Thematically, the relationship between Ford's stoic hero and Connery's bookish father addresses one of Spielberg's major preoccupations: paternal absenteeism, although the unusually reconciliatory tone perhaps reflects his own ascension to fatherhood, and his concerns over his marriage to Amy Irving, then divorce courts-bound. Jones Snr. may have been a Lucas invention, but Spielberg uses him to invest Crusade with an emotional core lacking in its rollercoaster precursors, as the Grail finally becomes less important to Indy than his father. Quite frankly, as Spielberg himself postulated, only James Bond could play Indiana Jones' dad, and Connery's Henry contrasts superbly with the thorny Indy — courtesy of punched-up dialogue by Tom Stoppard — reducing him often to the level of chastened son, a truly amusing development. In fact, Crusade is comfortably the funniest Indy, incorporating several superb set pieces (the delightful "No ticket" scene is spoofed adroitly in Kevin Smith's Dogma), but it's the interplay between Ford and Connery — totally believable, despite a mere 12 year age gap — that makes Crusade such a joy.
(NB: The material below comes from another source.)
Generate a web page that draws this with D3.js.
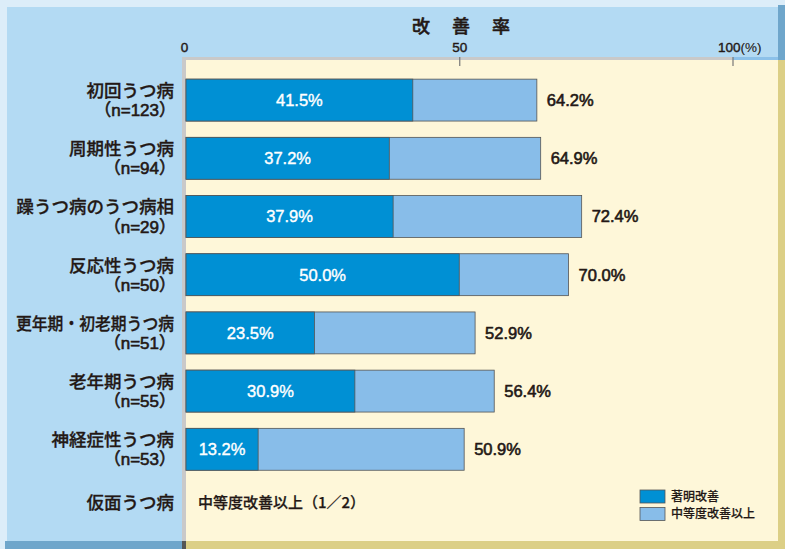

Humour aside, Spielberg elicits another cool, iconic performance from Ford — witness Indy taking out three Nazis with one bullet — who never loses sight of Indy's human side, while he stages the action sequences quite beautifully. It's a relief in this era of Indy rip-offs like The Mummy Returns and Tomb Raider, to see classically-composed action sequences where the camera doesn't suffer from Tourettes, and where the most important element isn't found on a PC hard drive. And if it's hard to reconcile the Spielberg of Schindler's List with the comic-book depiction of Nazis in this pre-WWII epic, imagine this as the Spielberg of his youth, delighting in blowing Nazis to high heaven. After Schindler's, Spielberg remarked that Crusade's portrayal of Nazis embarrassed him — in fact, this is a sly and barbed condemnation of those "goose-stepping morons".

Crusade ends as perfectly as any film trilogy could, with our four heroes — Sallah, Marcus Brody, Henry Jones and, as we've just discovered, Henry Jones Jr. — riding off into the sunset, to John Williams' triumphant Raiders march. It's enough to bring a tear to the eye — that Crusade was intended as Indy: The Final Chapter is incontrovertible (Ford even told journalists at a 1989 press conference to "read my lips: Bye-bye Indiana"). But when a movie makes $494m worldwide (holding its own against Tim Burton's Batman), bye-bye is a meaningless soundbite, and not every Crusade is the Last. But it would be a shame to taint Last Crusade with a fourth episode, loaded down with untenable expectations. The Grail immortalised Indy; best keep him that way.

The chemistry between its two stars is a thing of dreams, but the plot is a tad too episodic to make it a classic.